Shi Yan – Plastic Wings

Plastic Wings draws on the ancient Greek myth of Daedalus and Icarus. For a period of time following the COVID-19 pandemic, I re-entered the shopping mall in Shanghai and saw many man-made landscapes. Fragility and permanence, predicament and expectation, all kinds of complex and contradictory feelings bound together like the wings of Icarus, which symbolise not only hope but also inevitable destruction. With such feelings, on the one hand, I frequently walked into the mall, on the other hand, I also began to re-examine my surrounding environment (both physical and psychological). In the process of shooting photos and looking at archive negatives I collected, the line between reality and illusion began to dissolve. As time passed, pictures began to overlap. Leaving only emotion that lingered in the labyrinth of structure.

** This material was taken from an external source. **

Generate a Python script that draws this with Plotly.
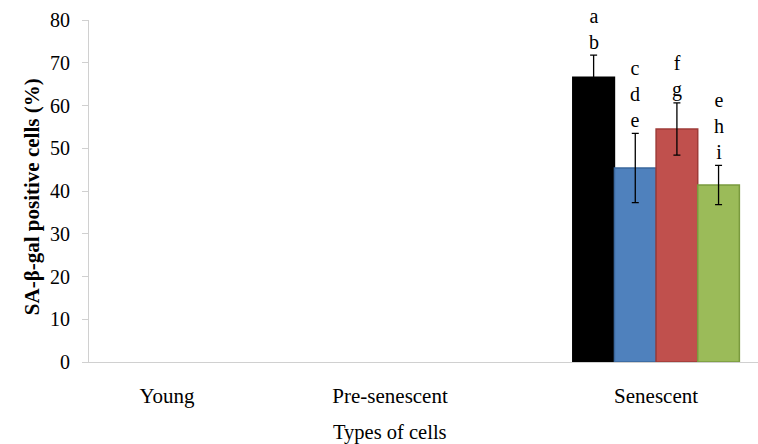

Shi Yan (b. 1998, Buenos Aires, Argentina) lives and works between Milan and Shanghai. His ancestry can be traced back to Fuqing, a coastal city in Fujian Province, China. With China’s reform and opening-up in the 1990s, his parents travelled to Argentina to do business, before returning in the early 2000s due to the various the economic, political, and social crises. Since his return to China, Shi Yan and his family have lived in many different cities. His years of constant movement and his studies of the Frankfurt School of philosophy have led to an interest in subjectivity and the experience of the individual in the public sphere.